The S-Tac FFP eliminates some of the mis-matched features, which is great, but the price increases - so it's a $660 scope vs. $900 for the DMR II. But... it remains to still have a lesser reticle, 1/2 of the travel per rev, and only 20mils of elevation rather than 30 - and the rev indicator marks might need a magnifying glass to be legible. A major improvement over the less expensive SFP version, but I'm still not interested in turning twice as far and passing across revs more often, and then not really knowing which rev I'm on between. Why in the world would they repurpose that elevator assembly into an mrad based scope supposedly marketed for long range shooting?

But those gaps - 34mm tube vs. 30mm, 50mm objective vs. 42mm, 30mils elevator capacity vs. 20, 15mils per rev instead of 5mils, more detailed reticle, improved rev indicator, are all reasons for the $240 price difference.
 
The S-Tac FFP eliminates some of the mis-matched features, which is great, but the price increases - so it's a $660 scope vs. $900 for the DMR II. But... it remains to still have a lesser reticle, 1/2 of the travel per rev, and only 20mils of elevation rather than 30 - and the rev indicator marks might need a magnifying glass to be legible. A major improvement over the less expensive SFP version, but I'm still not interested in turning twice as far and passing across revs more often, and then not really knowing which rev I'm on between. Why in the world would they repurpose that elevator assembly into an mrad based scope supposedly marketed for long range shooting?

But those gaps - 34mm tube vs. 30mm, 50mm objective vs. 42mm, 30mils elevator capacity vs. 20, 15mils per rev instead of 5mils, more detailed reticle, improved rev indicator, are all reasons for the $240 price difference.
Are you saying that Bushnell put all these other features in and reduced the glass quality to meet a price point?

The other features are nice but not needed for the application. One reason that I didn't choose the DMR for this is the size and weight. It is not on a PRS type rig.

Sightron sells direct without distribution, which helps their price point as well.
 
Are you saying that Bushnell put all these other features in and reduced the glass quality to meet a price point?

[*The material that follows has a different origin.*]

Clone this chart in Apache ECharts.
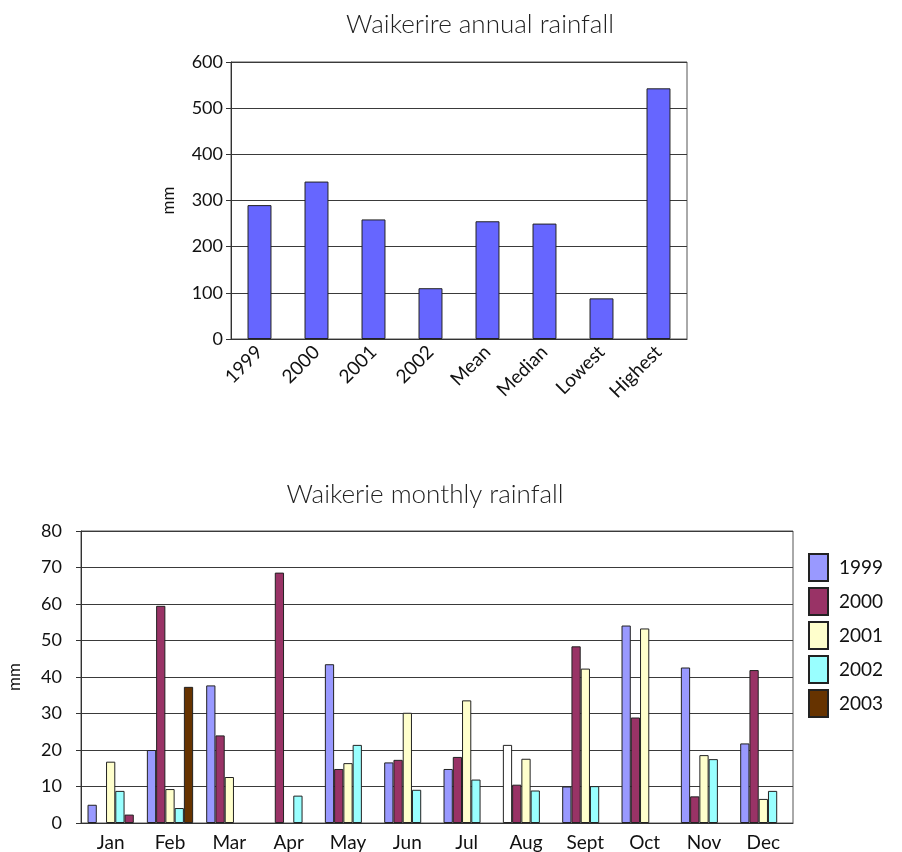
<!DOCTYPE html>
<html>
<head>
<meta charset="utf-8">
<script src="https://cdn.jsdelivr.net/npm/echarts@6/dist/echarts.min.js"></script>
<style>
  html, body { margin: 0; padding: 0; background: #fff; }
  #chart { width: 902px; height: 852px; }
</style>
</head>
<body>
<div id="chart"></div>
<script>
// Annual rainfall summary (mm)
const annualCategories = ['1999', '2000', '2001', '2002', 'Mean', 'Median', 'Lowest', 'Highest'];
const annualValues = [290, 341, 259, 110, 255, 250, 88, 543];

// Monthly rainfall by year (mm)
const months = ['Jan', 'Feb', 'Mar', 'Apr', 'May', 'Jun', 'Jul', 'Aug', 'Sept', 'Oct', 'Nov', 'Dec'];
const years = ['1999', '2000', '2001', '2002', '2003'];
const rain1999 = [5.0, 20.0, 37.7, null, 43.5, 16.6, 14.8, 21.4, 10.0, 54.1, 42.6, 21.8];
const rain2000 = [null, 59.5, 24.0, 68.6, 14.8, 17.3, 18.1, 10.5, 48.4, 28.9, 7.3, 41.9];
const rain2001 = [16.8, 9.3, 12.6, null, 16.4, 30.2, 33.6, 17.6, 42.3, 53.3, 18.6, 6.6];
const rain2002 = [8.8, 4.1, null, 7.5, 21.4, 9.1, 11.9, 8.9, 10.1, null, 17.5, 8.8];
const rain2003 = [2.3, 37.3, null, null, null, null, null, null, null, null, null, null];
const monthlySeries = [rain1999, rain2000, rain2001, rain2002, rain2003];

const yearColors = ['#9999FF', '#993366', '#FFFFCC', '#99FFFF', '#663300'];
// individual points drawn in a different fill
const pointOverrides = { '0-7': '#FFFFFF', '4-0': '#993366' };

const FONT = 'Lato, "Open Sans", "DejaVu Sans", sans-serif';
const gridLine = { lineStyle: { color: '#3a3a3a', width: 1 } };

const chart = echarts.init(document.getElementById('chart'), null, { renderer: 'canvas' });

const monthly = monthlySeries.map((vals, si) => ({
  name: years[si],
  type: 'bar',
  xAxisIndex: 1,
  yAxisIndex: 1,
  barGap: '0%',
  barCategoryGap: '22%',
  itemStyle: { color: yearColors[si], borderColor: '#222', borderWidth: 1 },
  data: vals.map((v, i) => {
    const c = pointOverrides[si + '-' + i];
    return c ? { value: v, itemStyle: { color: c } } : v;
  })
}));

chart.setOption({
  animation: false,
  backgroundColor: '#fff',
  textStyle: { fontFamily: FONT },
  title: [
    { text: 'Waikerire annual rainfall', left: 475, top: 7, textAlign: 'center',
      textStyle: { fontFamily: FONT, fontSize: 26, fontWeight: 300, color: '#222' } },
    { text: 'Waikerie monthly rainfall', left: 420, top: 477, textAlign: 'center',
      textStyle: { fontFamily: FONT, fontSize: 26, fontWeight: 300, color: '#222' } }
  ],
  legend: {
    data: years,
    orient: 'vertical',
    left: 808,
    top: 553,
    padding: 0,
    itemWidth: 19,
    itemHeight: 27,
    itemGap: 5,
    icon: 'rect',
    textStyle: { fontFamily: FONT, fontSize: 19, color: '#111', padding: [0, 0, 0, 6] }
  },
  grid: [
    { left: 231, top: 62, width: 456, height: 277, show: true, borderColor: '#555', borderWidth: 1,
      outerBoundsMode: 'none' },
    { left: 81, top: 531, width: 712, height: 292, show: true, borderColor: '#555', borderWidth: 1,
      outerBoundsMode: 'none' }
  ],
  xAxis: [
    {
      gridIndex: 0, type: 'category', data: annualCategories,
      axisLine: { lineStyle: { color: '#333' } },
      axisTick: { show: false },
      axisLabel: { rotate: 45, margin: 10, fontSize: 19, color: '#111', fontFamily: FONT }
    },
    {
      gridIndex: 1, type: 'category', data: months,
      axisLine: { lineStyle: { color: '#333' } },
      axisTick: { show: false },
      axisLabel: { margin: 10, fontSize: 19, color: '#111', fontFamily: FONT }
    }
  ],
  yAxis: [
    {
      gridIndex: 0, type: 'value', min: 0, max: 600, interval: 100,
      name: 'mm', nameLocation: 'middle', nameGap: 54, nameRotate: 90,
      nameTextStyle: { fontSize: 17, color: '#111', fontFamily: FONT },
      axisLine: { show: true, lineStyle: { color: '#333' } },
      axisTick: { show: true, length: 5, lineStyle: { color: '#333' } },
      axisLabel: { margin: 8, fontSize: 18, color: '#111', fontFamily: FONT },
      splitLine: gridLine
    },
    {
      gridIndex: 1, type: 'value', min: 0, max: 80, interval: 10,
      name: 'mm', nameLocation: 'middle', nameGap: 58, nameRotate: 90,
      nameTextStyle: { fontSize: 17, color: '#111', fontFamily: FONT },
      axisLine: { show: true, lineStyle: { color: '#333' } },
      axisTick: { show: true, length: 5, lineStyle: { color: '#333' } },
      axisLabel: { margin: 19, fontSize: 18, color: '#111', fontFamily: FONT },
      splitLine: gridLine
    }
  ],
  series: [
    {
      name: 'Annual',
      type: 'bar',
      xAxisIndex: 0,
      yAxisIndex: 0,
      barWidth: '42%',
      itemStyle: { color: '#6666FF', borderColor: '#222', borderWidth: 1 },
      data: annualValues
    },
    ...monthly
  ]
});
</script>
</body>
</html>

Not in any way, or by any word that I said.

What seems obvious, however, is that Sightron took a cheap hunting scope body with an ancient elevator and erector design, put decent coatings on the glass, and then mislead unwitting consumers into buying it. When they got pushback that it should have better features - FFP, mrads, and zero stop - they threaded the outside of the body to add the zero stop and swapped the reticle assy to be FFP, but kept the rest of the weak features, and slapped another $160 on the price tag. That 60 click elevator assembly and total elevation on the SFP version is just a 1" scope elevator and erector assy transplanted into a 30mm tube - and the transplant is WORSE in the mrad version, it only has 50 clicks instead of 60!

Something also of note, since your - the S-Tac has a minimum exit pupil of 2.6mm while the DMR's higher magnification has a minimum exit pupil of 2.4mm, if your eyes are north of about 37yrs old, it's pretty likely you'll be able to see the difference in brightness as exit pupil gets closer and closer to 2mm. Anything under 2mm, anyone of any age can see the image darkening - but it does describe why you see so few scopes in 40mm which have more than 14x top magnification, and the 42 and 44mm objectives are used for

One reason that I didn't choose the DMR for this is the size and weight. It is not on a PRS type rig.

What kind of "rig" should have a 5mil per rev optic with only 20mils total elevation?

Seeing the specs on this thing, it reminds me of another discussion I had this week about another lower end optic, about the same price point, but which had only 17mils total elevation, and 6 mils per rev... same 60 click elevator as any 1" hunting scope from 60yrs ago, just wrapped in a new shell.
 
It's on a 7 twist, 22" 223 bolt gun. With the 20 MOA base, I should be able to get 15 mils of elevation, far more than needed when I was hitting the 8" target at 1103 yards.

It was built as a fun rig, to take on trips, etc.